Martin Davis, May 2007

5 comments:

Jonathan said...

Subscribed!

Mark said...
This comment has been removed by the author.
Mark said...

I thank Martin for his kind comments. However, I would like to emphasize or clarify the role of Dave Skea. In addition to his technical dialogue with Martin, Dave and I spent considerable time early on discussing the need for something like JTS. GeoConnections provided partial support for both the initial JTS development and the subsequent JCS effort. The proposals to GeoConnections were written jointly by Dave and me.

Martin also describes the role played by Yao Cui. Both Martin and Yao put together a very large number of validation tests, and Yao's taxonomy is of particular note in its own right, as Martin states. The validation work done by both of them is of fundamental interest.

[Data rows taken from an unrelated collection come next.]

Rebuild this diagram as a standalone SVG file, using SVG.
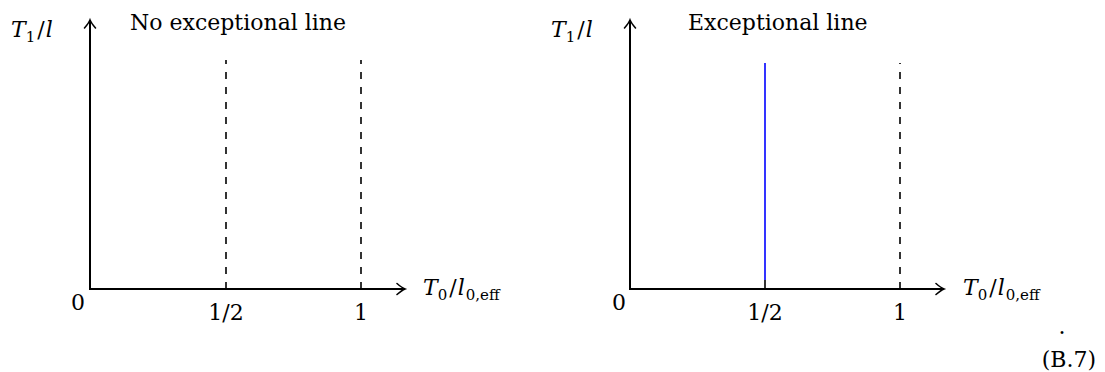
<svg xmlns="http://www.w3.org/2000/svg" width="1105" height="372" viewBox="0 0 1105 372">
<style>
text{font-family:"DejaVu Serif","Liberation Serif",serif;font-size:22px;fill:#000}
.it{font-style:italic}
.sub{font-size:15px}
.ax{stroke:#000;stroke-width:2;fill:none}
.dash{stroke:#000;stroke-width:1.6;stroke-dasharray:7 8;fill:none}
.blue{stroke:#0000ff;stroke-width:1.6;fill:none}
.tick{stroke:#000;stroke-width:1.6;fill:none}
</style>
<defs>
<marker id="arr" viewBox="-10 -7 12 14" refX="0" refY="0" markerWidth="12" markerHeight="14" markerUnits="userSpaceOnUse" orient="auto" overflow="visible">
<path d="M-8,-5.5 Q-3,-1.2 0,0 Q-3,1.2 -8,5.5" stroke="#000" stroke-width="1.6" fill="none" stroke-linecap="round"/>
</marker>
</defs>
<g id="connectors">
<line class="ax" x1="90" y1="289" x2="90" y2="20" marker-end="url(#arr)"/>
<line class="ax" x1="89" y1="289" x2="405" y2="289" marker-end="url(#arr)"/>
<line class="dash" x1="226" y1="289" x2="226" y2="60"/>
<line class="dash" x1="361" y1="289" x2="361" y2="60"/>
<line class="ax" x1="630" y1="289" x2="630" y2="20" marker-end="url(#arr)"/>
<line class="ax" x1="629" y1="289" x2="944" y2="289" marker-end="url(#arr)"/>
<line class="tick" x1="765" y1="289" x2="765" y2="280"/>
<line class="blue" x1="765" y1="280" x2="765" y2="63"/>
<line class="dash" x1="900" y1="289" x2="900" y2="63"/>
</g>
<g id="left-panel">
<text x="11" y="37"><tspan class="it">T</tspan><tspan class="sub" dy="5">1</tspan><tspan dy="-5" dx="2">/</tspan><tspan class="it" dx="1">l</tspan></text>
<text x="130" y="30">No exceptional line</text>
<text x="78" y="310" text-anchor="middle">0</text>
<text x="226" y="320" text-anchor="middle">1/2</text>
<text x="361" y="320" text-anchor="middle">1</text>
<text x="423" y="295"><tspan class="it">T</tspan><tspan class="sub" dy="5">0</tspan><tspan dy="-5" dx="2">/</tspan><tspan class="it" dx="1">l</tspan><tspan class="sub" dy="5" dx="1">0,eff</tspan></text>
</g>
<g id="right-panel">
<text x="551" y="37"><tspan class="it">T</tspan><tspan class="sub" dy="5">1</tspan><tspan dy="-5" dx="2">/</tspan><tspan class="it" dx="1">l</tspan></text>
<text x="688" y="30">Exceptional line</text>
<text x="619" y="310" text-anchor="middle">0</text>
<text x="765" y="320" text-anchor="middle">1/2</text>
<text x="900" y="320" text-anchor="middle">1</text>
<text x="963" y="295"><tspan class="it">T</tspan><tspan class="sub" dy="5">0</tspan><tspan dy="-5" dx="2">/</tspan><tspan class="it" dx="1">l</tspan><tspan class="sub" dy="5" dx="1">0,eff</tspan></text>
<text x="1062" y="334" text-anchor="middle">.</text>
<text x="1096" y="367" text-anchor="end">(B.7)</text>
</g>
</svg>
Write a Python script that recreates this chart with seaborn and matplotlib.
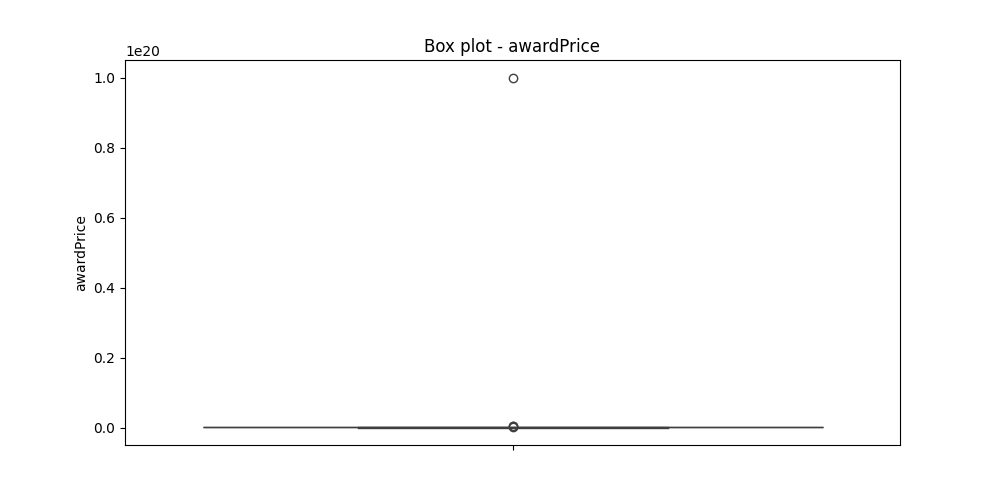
import pandas as pd
import seaborn as sns
import matplotlib.pyplot as plt

# award prices (one huge bogus entry dominates the scale)
award_price = [1200, 3500, 5000, 8000, 12000, 15000, 20000, 25000, 30000,
               45000, 60000, 90000, 150000, 500000, 2500000,
               1e17, 3e17, 5e17, 1e20]

df = pd.DataFrame({"awardPrice": award_price})

plt.figure(figsize=(10, 5))
sns.boxplot(y=df["awardPrice"])
plt.title("Box plot - awardPrice")
plt.savefig("out.png", dpi=100)
plt.close()
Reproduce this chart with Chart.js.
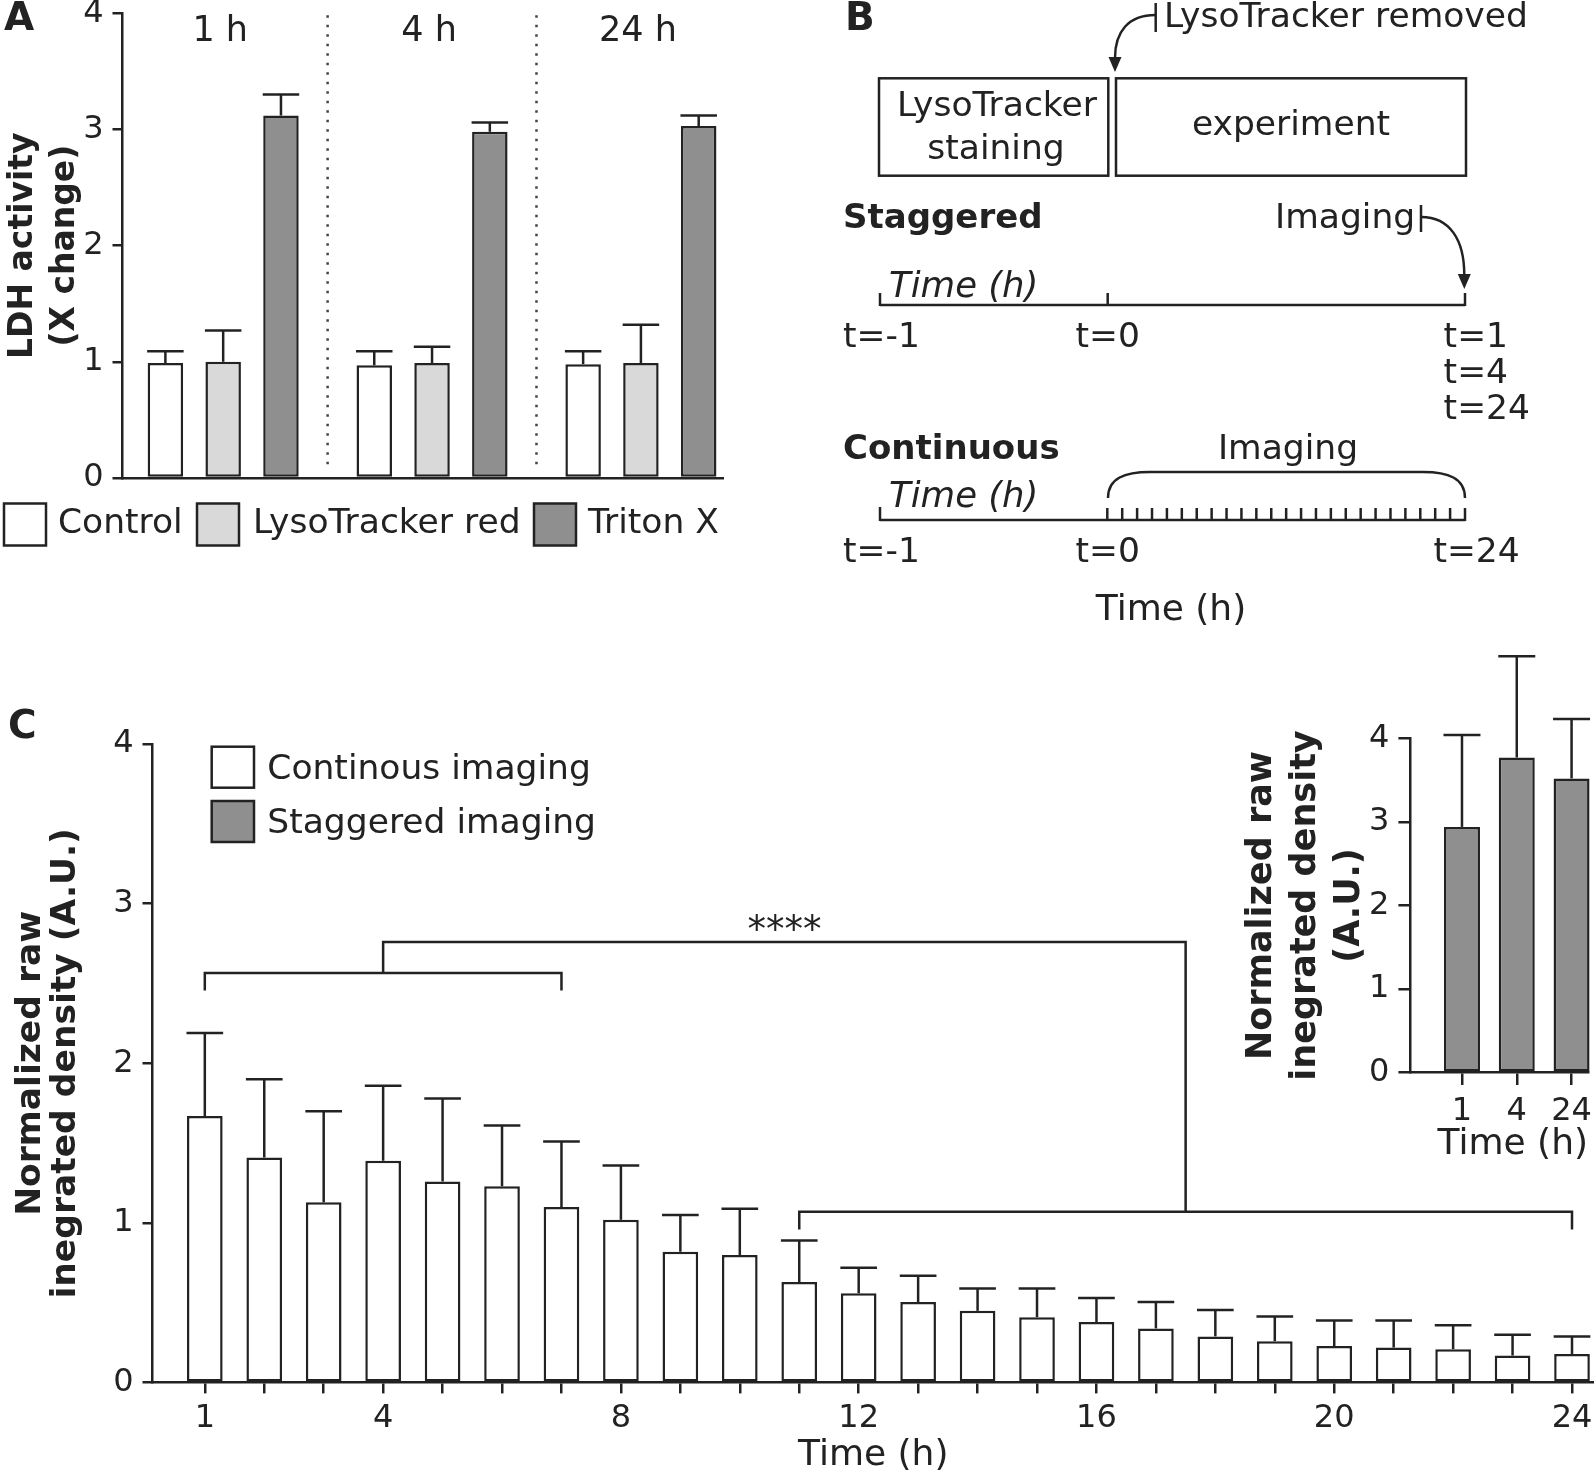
<!DOCTYPE html>
<html>
<head>
<meta charset="utf-8">
<script src="https://cdn.jsdelivr.net/npm/chart.js@4.4.1/dist/chart.umd.min.js"></script>
<style>
  html, body { margin: 0; padding: 0; background: #fff; }
  #page { position: relative; width: 1594px; height: 1472px; overflow: hidden; }
  canvas { position: absolute; }
</style>
</head>
<body>
<div id="page">
  <canvas id="panelA" width="760" height="570" style="left:0px;top:0px"></canvas>
  <canvas id="panelB" width="774" height="640" style="left:820px;top:0px"></canvas>
  <canvas id="panelC" width="1594" height="780" style="left:0px;top:700px"></canvas>
  <canvas id="inset" width="364" height="530" style="left:1230px;top:640px"></canvas>
</div>
<script>
// ---- data ----
var ldhGroups = ["1 h", "4 h", "24 h"];
var ldhSeries = ["Control", "LysoTracker red", "Triton X"];
var ldhControl = [0.99, 0.97, 0.98];
var ldhControlErr = [0.10, 0.12, 0.11];
var ldhLyso = [1.00, 0.99, 0.99];
var ldhLysoErr = [0.27, 0.14, 0.33];
var ldhTriton = [3.12, 2.98, 3.03];
var ldhTritonErr = [0.18, 0.08, 0.09];

var hours = [1, 2, 3, 4, 5, 6, 7, 8, 9, 10, 11, 12, 13, 14, 15, 16, 17, 18, 19, 20, 21, 22, 23, 24];
var hourLabels = [1, 4, 8, 12, 16, 20, 24];
var continuous = [1.67, 1.41, 1.13, 1.39, 1.26, 1.23, 1.10, 1.02, 0.82, 0.80, 0.63, 0.56,
                  0.505, 0.45, 0.41, 0.38, 0.34, 0.29, 0.26, 0.23, 0.22, 0.21, 0.17, 0.18];
var continuousErr = [0.52, 0.49, 0.57, 0.47, 0.52, 0.38, 0.41, 0.34, 0.23, 0.29, 0.26, 0.16,
                     0.165, 0.14, 0.18, 0.15, 0.165, 0.165, 0.155, 0.16, 0.17, 0.15, 0.13, 0.11];

var insetHours = ["1", "4", "24"];
var staggered = [2.94, 3.77, 3.52];
var staggeredErr = [1.10, 1.21, 0.71];

var yTicks = [0, 1, 2, 3, 4];
var legendC = ["Continous imaging", "Staggered imaging"];
// significance: first hours vs later hours
var bracketEarly = [1, 7];
var bracketLate = [11, 24];
var sigLabel = "****";

// ---- style ----
var ink = "#222222";
var white = "#ffffff";
var light = "#d9d9d9";
var dark = "#8f8f8f";
var FONT = '"DejaVu Sans"';
Chart.defaults.font.family = FONT;
Chart.defaults.color = ink;

function fixWidth(w) {
  return function (s) { s.width = w; s.paddingTop = 0; s.paddingBottom = 0; s.paddingLeft = 0; s.paddingRight = 0; };
}
function fixHeight(h) {
  return function (s) { s.height = h; s.paddingTop = 0; s.paddingBottom = 0; s.paddingLeft = 0; s.paddingRight = 0; };
}
function setTicks(list) {
  return function (s) { s.ticks = list.map(function (v) { return { value: v }; }); };
}
function pts(xs, ys) {
  return ys.map(function (v, i) { return { x: xs[i], y: v }; });
}
function txt(ctx, s, x, y, font, align) {
  ctx.font = font;
  ctx.textAlign = align || "left";
  ctx.textBaseline = "middle";
  ctx.fillStyle = ink;
  ctx.fillText(s, x, y);
}
function seg(ctx, x1, y1, x2, y2) {
  ctx.beginPath(); ctx.moveTo(x1, y1); ctx.lineTo(x2, y2); ctx.stroke();
}
function arrowDown(ctx, x, y) {
  ctx.beginPath(); ctx.moveTo(x, y); ctx.lineTo(x - 6.5, y - 15); ctx.lineTo(x + 6.5, y - 15); ctx.closePath(); ctx.fill();
}
function yAxis(title, size, lh, pad, width) {
  return {
    min: 0, max: 4,
    afterBuildTicks: setTicks(yTicks),
    ticks: { font: { size: 32 }, color: ink, padding: 9 },
    grid: { drawOnChartArea: false, color: ink, lineWidth: 2.5, tickLength: 10 },
    border: { color: ink, width: 2.5 },
    title: { display: true, text: title, color: ink, font: { size: size, weight: "bold", lineHeight: lh }, padding: { top: pad, bottom: 0 } },
    afterFit: fixWidth(width)
  };
}

var errorBars = {
  id: "errorBars",
  afterDatasetsDraw: function (chart) {
    var ctx = chart.ctx, y = chart.scales.y;
    ctx.save();
    ctx.strokeStyle = ink; ctx.lineWidth = 2.5;
    chart.data.datasets.forEach(function (ds, i) {
      if (!ds.errors) return;
      chart.getDatasetMeta(i).data.forEach(function (bar, j) {
        var top = y.getPixelForValue(ds.data[j].y + ds.errors[j]);
        var half = bar.width / 2 + 0.5;
        seg(ctx, bar.x, bar.y, bar.x, top);
        seg(ctx, bar.x - half, top, bar.x + half, top);
      });
    });
    ctx.restore();
  }
};

// ---- panel A ----
var groupX = ldhGroups.map(function (g, i) { return i + 1; });
var panelADecor = {
  id: "panelADecor",
  afterDraw: function (chart) {
    var ctx = chart.ctx, x = chart.scales.x, area = chart.chartArea;
    ctx.save();
    txt(ctx, "A", 4, 20, "bold 39px " + FONT);
    ldhGroups.forEach(function (g, i) {
      txt(ctx, g, x.getPixelForValue(groupX[i]) - 3, 32, "35px " + FONT, "center");
    });
    ctx.strokeStyle = "#444"; ctx.lineWidth = 2.5; ctx.setLineDash([2.5, 7]);
    for (var i = 0; i < ldhGroups.length - 1; i++) {
      var px = x.getPixelForValue(groupX[i] + 0.5);
      seg(ctx, px, area.top + 2, px, area.bottom - 8);
    }
    ctx.setLineDash([]);
    // legend
    var boxX = [4, 197, 534], textX = [58, 253, 588];
    ctx.strokeStyle = ink; ctx.lineWidth = 2.5;
    chart.data.datasets.forEach(function (ds, i) {
      ctx.fillStyle = ds.backgroundColor;
      ctx.fillRect(boxX[i], 503.5, 42, 42);
      ctx.strokeRect(boxX[i], 503.5, 42, 42);
      txt(ctx, ds.label, textX[i], 524, "34.5px " + FONT);
    });
    ctx.restore();
  }
};

new Chart(document.getElementById("panelA"), {
  type: "bar",
  data: {
    datasets: [
      { label: ldhSeries[0], data: pts(groupX, ldhControl), errors: ldhControlErr, backgroundColor: white },
      { label: ldhSeries[1], data: pts(groupX, ldhLyso), errors: ldhLysoErr, backgroundColor: light },
      { label: ldhSeries[2], data: pts(groupX, ldhTriton), errors: ldhTritonErr, backgroundColor: dark }
    ]
  },
  options: {
    responsive: false, animation: false,
    layout: { padding: { top: 13.3, right: 37, bottom: 0, left: 0 } },
    plugins: { legend: { display: false }, tooltip: { enabled: false } },
    datasets: { bar: { borderColor: ink, borderWidth: 2.5, borderSkipped: false, categoryPercentage: 0.83, barPercentage: 0.614 } },
    scales: {
      x: {
        type: "linear", offset: false, min: 0.518, max: 3.393,
        afterBuildTicks: setTicks(groupX),
        ticks: { display: false }, grid: { display: false, offset: false },
        border: { color: ink, width: 2.5 },
        afterFit: fixHeight(92)
      },
      y: yAxis(["LDH activity", "(X change)"], 33, 1.29, 2, 122.5)
    }
  },
  plugins: [errorBars, panelADecor]
});

// ---- panel B (schematic) ----
var schematic = {
  id: "schematic",
  afterDraw: function (chart) {
    var ctx = chart.ctx;
    var reg = "34.5px " + FONT, bold = "bold 34px " + FONT, ital = "italic 35.5px " + FONT;
    ctx.save();
    ctx.translate(-820, 0);
    ctx.strokeStyle = ink; ctx.fillStyle = ink; ctx.lineWidth = 2.5;
    txt(ctx, "B", 845, 20, "bold 39px " + FONT);

    seg(ctx, 1155.7, 3, 1155.7, 32);
    ctx.beginPath(); ctx.moveTo(1155.7, 15); ctx.bezierCurveTo(1128, 15, 1115, 32, 1115, 58); ctx.stroke();
    arrowDown(ctx, 1115, 72);
    txt(ctx, "LysoTracker removed", 1164, 18, reg);

    ctx.strokeRect(879, 78.3, 229.3, 97.4);
    ctx.strokeRect(1116, 78.3, 350, 97.4);
    txt(ctx, "LysoTracker", 997, 107, reg, "center");
    txt(ctx, "staining", 996, 150, reg, "center");
    txt(ctx, "experiment", 1291, 126, reg, "center");

    // staggered
    txt(ctx, "Staggered", 843, 219.5, bold);
    txt(ctx, "Imaging", 1275, 219.5, reg);
    seg(ctx, 1421, 205, 1421, 232);
    ctx.beginPath(); ctx.moveTo(1421, 217); ctx.bezierCurveTo(1450, 217, 1464.3, 240, 1464.3, 275); ctx.stroke();
    arrowDown(ctx, 1464.3, 289);
    seg(ctx, 880, 305, 1465, 305);
    [880, 1107.7, 1465].forEach(function (px) { seg(ctx, px, 306, px, 293); });
    txt(ctx, "Time (h)", 889, 287.5, ital);
    txt(ctx, "t=-1", 843, 338.5, reg);
    txt(ctx, "t=0", 1075.5, 338.5, reg);
    txt(ctx, "t=1", 1443.6, 338.5, reg);
    txt(ctx, "t=4", 1443.6, 374, reg);
    txt(ctx, "t=24", 1443.6, 410.5, reg);

    // continuous
    txt(ctx, "Continuous", 843, 450, bold);
    txt(ctx, "Imaging", 1288, 450, reg, "center");
    ctx.beginPath();
    ctx.moveTo(1108, 498);
    ctx.bezierCurveTo(1108, 478, 1125, 472, 1150, 472);
    ctx.lineTo(1423, 472);
    ctx.bezierCurveTo(1448, 472, 1465, 478, 1465, 498);
    ctx.stroke();
    seg(ctx, 880, 520, 1465, 520);
    seg(ctx, 880, 521, 880, 507);
    for (var i = 0; i <= 24; i++) {
      var px = 1107.3 + i * (1465 - 1107.3) / 24;
      seg(ctx, px, 521, px, 508);
    }
    txt(ctx, "Time (h)", 889, 498, ital);
    txt(ctx, "t=-1", 843, 553, reg);
    txt(ctx, "t=0", 1075.5, 553, reg);
    txt(ctx, "t=24", 1433.4, 553, reg);
    txt(ctx, "Time (h)", 1171, 611, "36px " + FONT, "center");
    ctx.restore();
  }
};

new Chart(document.getElementById("panelB"), {
  type: "scatter",
  data: { datasets: [] },
  options: {
    responsive: false, animation: false,
    plugins: { legend: { display: false }, tooltip: { enabled: false } },
    scales: { x: { display: false }, y: { display: false } }
  },
  plugins: [schematic]
});

// ---- panel C main ----
var panelCDecor = {
  id: "panelCDecor",
  afterDraw: function (chart) {
    var ctx = chart.ctx, x = chart.scales.x, y = chart.scales.y;
    ctx.save();
    txt(ctx, "C", 8, 28, "bold 39px " + FONT);
    // legend
    var fills = [white, dark], rows = [46.7, 101];
    ctx.strokeStyle = ink; ctx.lineWidth = 2.5;
    legendC.forEach(function (name, i) {
      ctx.fillStyle = fills[i];
      ctx.fillRect(211.7, rows[i], 42.3, 41);
      ctx.strokeRect(211.7, rows[i], 42.3, 41);
      txt(ctx, name, 267.3, rows[i] + 23, "34.5px " + FONT);
    });
    // brackets
    function bracket(range, level, legDrop) {
      var a = x.getPixelForValue(range[0]), b = x.getPixelForValue(range[1]);
      var yy = y.getPixelForValue(level), yl = y.getPixelForValue(level - legDrop);
      ctx.beginPath();
      ctx.moveTo(a, yl); ctx.lineTo(a, yy); ctx.lineTo(b, yy); ctx.lineTo(b, yl);
      ctx.stroke();
    }
    bracket(bracketEarly, 2.566, 0.11);
    bracket(bracketLate, 1.07, 0.11);
    var midE = (bracketEarly[0] + bracketEarly[1]) / 2;
    var midL = (bracketLate[0] + bracketLate[1]) / 2;
    var topY = y.getPixelForValue(2.76);
    ctx.beginPath();
    ctx.moveTo(x.getPixelForValue(midE), y.getPixelForValue(2.566));
    ctx.lineTo(x.getPixelForValue(midE), topY);
    ctx.lineTo(x.getPixelForValue(midL), topY);
    ctx.lineTo(x.getPixelForValue(midL), y.getPixelForValue(1.07));
    ctx.stroke();
    txt(ctx, sigLabel, x.getPixelForValue((midE + midL) / 2), y.getPixelForValue(2.82), "37px " + FONT, "center");
    ctx.restore();
  }
};

new Chart(document.getElementById("panelC"), {
  type: "bar",
  data: {
    datasets: [
      { label: legendC[0], data: pts(hours, continuous), errors: continuousErr, backgroundColor: white }
    ]
  },
  options: {
    responsive: false, animation: false,
    layout: { padding: { top: 44, right: 0, bottom: 0, left: 0 } },
    plugins: { legend: { display: false }, tooltip: { enabled: false } },
    datasets: { bar: { borderColor: ink, borderWidth: 2.5, borderSkipped: false, categoryPercentage: 1, barPercentage: 0.6 } },
    scales: {
      x: {
        type: "linear", offset: false, min: 0.12, max: 24.37,
        afterBuildTicks: setTicks(hours),
        ticks: {
          autoSkip: false, maxRotation: 0, font: { size: 32 }, color: ink, padding: 6,
          callback: function (v) { return hourLabels.indexOf(v) >= 0 ? String(v) : ""; }
        },
        grid: { offset: false, drawOnChartArea: false, color: ink, lineWidth: 2.5, tickLength: 10.7 },
        border: { color: ink, width: 2.5 },
        title: { display: true, text: "Time (h)", color: ink, font: { size: 36 }, padding: { top: 0, bottom: 3 } },
        afterFit: fixHeight(97.3)
      },
      y: yAxis(["Normalized raw", "inegrated density (A.U.)"], 34.5, 1.03, 13, 152.5)
    }
  },
  plugins: [errorBars, panelCDecor]
});

// ---- panel C inset ----
var insetX = insetHours.map(function (h, i) { return i + 1; });
new Chart(document.getElementById("inset"), {
  type: "bar",
  data: {
    datasets: [
      { label: legendC[1], data: pts(insetX, staggered), errors: staggeredErr, backgroundColor: dark, clip: false }
    ]
  },
  options: {
    responsive: false, animation: false,
    layout: { padding: { top: 98.3, right: 6, bottom: 0, left: 0 } },
    plugins: { legend: { display: false }, tooltip: { enabled: false } },
    datasets: { bar: { borderColor: ink, borderWidth: 2.5, borderSkipped: false, categoryPercentage: 1, barPercentage: 0.657 } },
    scales: {
      x: {
        type: "linear", offset: false, min: 0.064, max: 3.3,
        afterBuildTicks: setTicks(insetX),
        ticks: {
          autoSkip: false, maxRotation: 0, font: { size: 32 }, color: ink, padding: 7,
          callback: function (v) { return insetHours[v - 1]; }
        },
        grid: { offset: false, drawOnChartArea: false, color: ink, lineWidth: 2.5, tickLength: 12.3 },
        border: { color: ink, width: 2.5 },
        title: { display: true, text: "Time (h)", align: "end", color: ink, font: { size: 36 }, padding: { top: 0, bottom: 4 } },
        afterFit: fixHeight(97.3)
      },
      y: (function () {
        var a = yAxis(["Normalized raw", "inegrated density", "(A.U.)"], 35, 1.26, 10, 180.7);
        a.grid.tickLength = 12.3;
        return a;
      })()
    }
  },
  plugins: [errorBars]
});
</script>
</body>
</html>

Finally it's worth mentioning that JTS and GEOS were - and continue to be - of tremendous practical benefit to a number of critical, operational projects because of their incorporation into the various tools that Martin describes. Suffice it to say here that the geospatial community is richer for Martin's original and continuing efforts with JTS and GEOS.

mloskot said...

Yes, I confirm OGR has an option to use GEOS as a geometry engine and in most cases users build and OGR+GEOS.

Personally, since a year, I've been testing GEOS on mobile devices based on Windows CE system with very good results, so I'd say GEOS is 100% usable here.

Peter said...

JTS and its descendants, and derived projects have already changed the world. When I first laid eyes on JUMP 2004-ish, I said to my self "holy s**t!" The future is still unfolding. Kudos to the visionairies who pulled this off! Don't stop now!